Collective motion is ubiquitous in active systems at all length and time scales. The mechanisms behind such collective motion usually are alignment interactions between active particles, effective alignment after collisions between agents or symmetry-breaking fluctuations induced by passive species in active suspensions. In this article, we introduce a new type of collective motion in the shape of a traveling band induced purely by confinement, where no explicit or effective alignment are prescribed among active agents. We study a suspension of run-and-tumble particles confined in microchannels comprising asymmetric boundaries: one flat wall and one array of funnel-like obstacles. We study the phase behavior of the confined active suspension upon changes in the packing fraction and the persistence length to define the stability region of the traveling band. We characterize the traveling band structurally and dynamically and study its stability with respect to the tilt angle of the obstacles. Lastly, we describe the mechanism of motion of the band, which resembles the tracked locomotion of some heavy vehicles like tractors, finding that a counter-flux of active particles in the lower part of the band, explained in terms of source-sink and vacancy diffusion mechanisms, is the facilitator of the traveling band and sustains its motion. We name this new collective phenomenon confinement-induced tracked locomotion

Figures (6)

• Figure 1: Scheme of the geometry of the system. The top boundary of the microchannel is a flat wall, and the bottom boundary of an array of funnel-like obstacles with period $l_{obs} = 2\left( L_{obs}\cos\theta_{obs} + d + \sigma_{22}\right)$, where $d = 1.25\sigma_{22}$ is the gap size, $L_{obs} = 3.0\sigma_{22}$ is the length of the obstacles and $\theta_{obs}$ the angle formed between the obstacles and the $x$-axis. The walls of the microchannel are composed of frozen particles (in yellow) of diameter $\sigma_{22}$, with a lattice constant, $l_w = 0.12\sigma_{22}$. The axis $y = 0$ is placed at the center of the obstacles. The active particles (i pink) follow the run-and-tumble phenotype observed in different motile microorganisms.

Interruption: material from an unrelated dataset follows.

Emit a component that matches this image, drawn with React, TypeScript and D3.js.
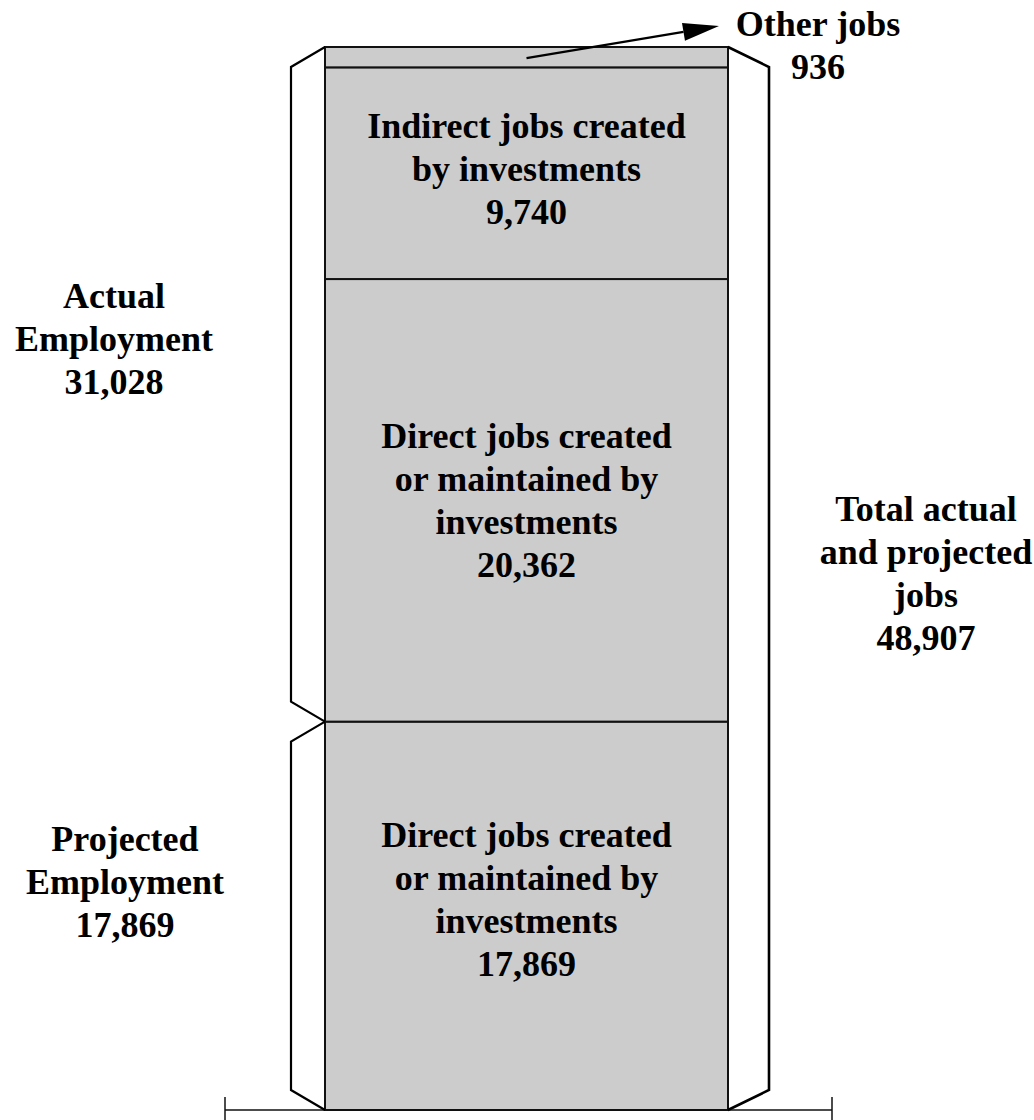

• Figure 2: Phase behavior of the confined active suspension.(a) Dynamic phase diagram in the plane $\phi-l_p$ for the active suspension confined in a microchannel with funnel-like obstacles configured at $\theta_{obs}=30^\circ$. The different phases are represented by symbols and colors: (b) non-percolated system (blue circles); (c) clogging ( green triangles); and (d) traveling band (red diamonds). The color code of the active particles in b-d represent the orientation angle, $\theta$, with respect to the $x$-axis, according to the color bar on the right. All the graphics of trajectories of simulations presented in this article were generated in part using the visualization software OVITO stukowski2009visualization.

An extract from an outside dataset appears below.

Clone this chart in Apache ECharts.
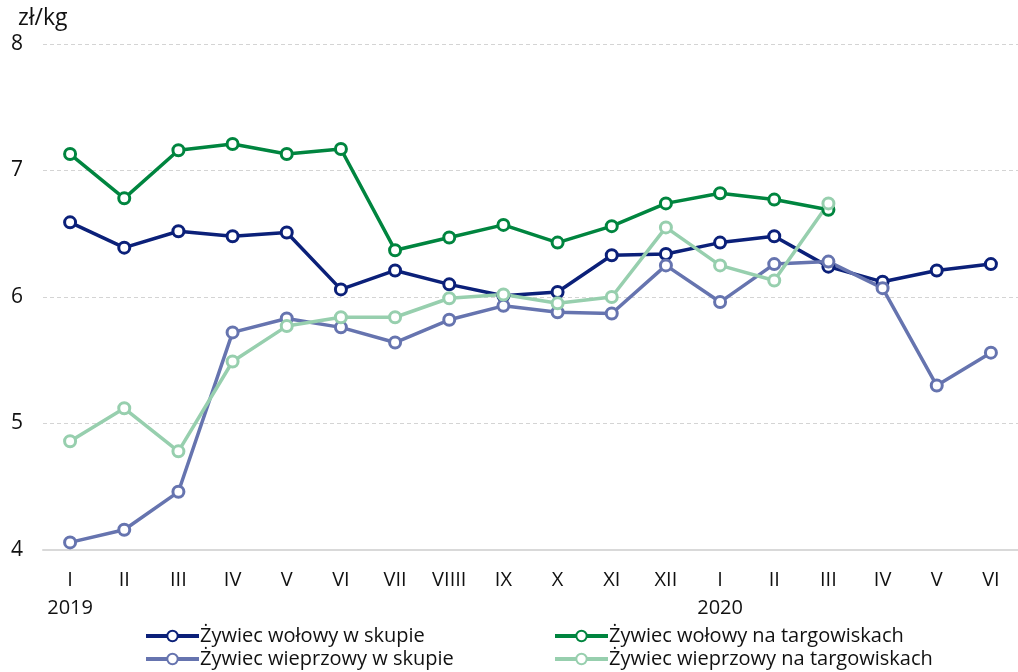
<!DOCTYPE html>
<html><head><meta charset="utf-8">
<script src="https://cdn.jsdelivr.net/npm/echarts@6/dist/echarts.min.js"></script>
<style>html,body{margin:0;padding:0;background:#fff}#c{width:1018px;height:672px}</style>
</head><body><div id="c"></div>
<script>
const months = ['I','II','III','IV','V','VI','VII','VIIII','IX','X','XI','XII','I','II','III','IV','V','VI'];
const years = ['2019','','','','','','','','','','','','2020','','','','',''];
const beefSkup = [6.59,6.39,6.52,6.48,6.51,6.06,6.21,6.10,6.01,6.04,6.33,6.34,6.43,6.48,6.24,6.12,6.21,6.26];
const beefTarg = [7.13,6.78,7.16,7.21,7.13,7.17,6.37,6.47,6.57,6.43,6.56,6.74,6.82,6.77,6.69];
const porkSkup = [4.06,4.16,4.46,5.72,5.83,5.76,5.64,5.82,5.93,5.88,5.87,6.25,5.96,6.26,6.28,6.07,5.30,5.56];
const porkTarg = [4.86,5.12,4.78,5.49,5.77,5.84,5.84,5.99,6.02,5.95,6.00,6.55,6.25,6.13,6.74];
const names = ['Żywiec wołowy w skupie','Żywiec wołowy na targowiskach','Żywiec wieprzowy w skupie','Żywiec wieprzowy na targowiskach'];
const colors = ['#0b2079','#00853f','#6674af','#97cfae'];
const FONT = 'Open Sans';
const chart = echarts.init(document.getElementById('c'));
const mk = (i, data) => ({
  name: names[i], type: 'line', data: data,
  symbol: 'circle', symbolSize: 11,
  lineStyle: {color: colors[i], width: 3.5},
  itemStyle: {color: '#fff', borderColor: colors[i], borderWidth: 3},
  emphasis: {disabled: true}, animation: false
});
const legendBase = {orient: 'vertical', itemWidth: 53, itemHeight: 13, itemGap: 3, height: 120,
  lineStyle: {width: 4},
  textStyle: {fontFamily: FONT, fontSize: 20, color: '#111', padding: [0,0,0,-4]}, selectedMode: false};
chart.setOption({
  animation: false,
  title: {text: 'zł/kg', left: 13, top: 2, textStyle: {fontFamily: FONT, fontSize: 23, fontWeight: 'normal', color: '#111'}},
  grid: {left: 43, right: -2, top: 44, bottom: 122},
  legend: [
    Object.assign({}, legendBase, {left: 139, top: 621, data: [names[0], names[2]]}),
    Object.assign({}, legendBase, {left: 548, top: 621, data: [names[1], names[3]]})
  ],
  xAxis: {type: 'category', data: months, boundaryGap: true,
    axisLine: {lineStyle: {color: '#d9d9d9', width: 2}}, axisTick: {show: false},
    axisLabel: {fontFamily: FONT, fontSize: 20, color: '#111', margin: 16, lineHeight: 28, interval: 0,
      formatter: (v, i) => years[i] ? v + '\n' + years[i] : v}},
  yAxis: {type: 'value', min: 4, max: 8, interval: 1,
    axisLine: {show: false}, axisTick: {show: false},
    splitLine: {lineStyle: {color: '#d4d4d4', type: [4,3], width: 1}},
    axisLabel: {fontFamily: FONT, fontSize: 21, color: '#111', margin: 20}},
  series: [mk(0, beefSkup), mk(1, beefTarg), mk(2, porkSkup), mk(3, porkTarg)]
});
</script></body></html>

• Figure 3: Center of mass velocity of the system (a) Probability distributions of the Center-of-mass velocity of the system for $\phi=0.3$ and $\theta_{obs} = 30^{\circ}$, at different values of $l_p$, for clogging and traveling states. (b) Average Center-of-mass velocity of the system as a function of the persistent length, $l_p$.
• Figure 4: Probability distributions of the orientation angle , $\theta$, of active particles for four selected cases. (a) Clogging states. Filled markers correspond to $\phi = 0.40$, and empty to $\phi = 0.35$. (b) Traveling states. Filled markers correspond to $\phi = 0.275$ and empty to $\phi = 0.25$. (c) Orientation domains within the band. I: Particles pointing mainly upwards. II: Particles pointing towards the direction of motion of the traveling band, constituting the thrust. III: Particles forming a thin layer in the lower part of the band pointing opposite to the band's motion. This domain is the facilitator of the collective motion. IV: Particles trapped in the funnels mainly pointing downwards. The distributions are computed using only the orientations of the largest cluster in the system. The band moves to the right and $\theta_{obs} = 30^{\circ}$.
• Figure 5: (a) Representative particle trajectories depending on their initial positions along the $y$-axis inside the traveling band, for $l_p = 10^5$, $\phi = 0.3$ and $\theta_{obs} = 30^\circ$. The wall particles are not shown for the sake of clarity. (b) Corresponding local density profiles $\rho(y)$, total flux $j_x(y)$, and counter-current $\Delta(y)$ along the $y$-axis. The channel walls are depicted in yellow for reference.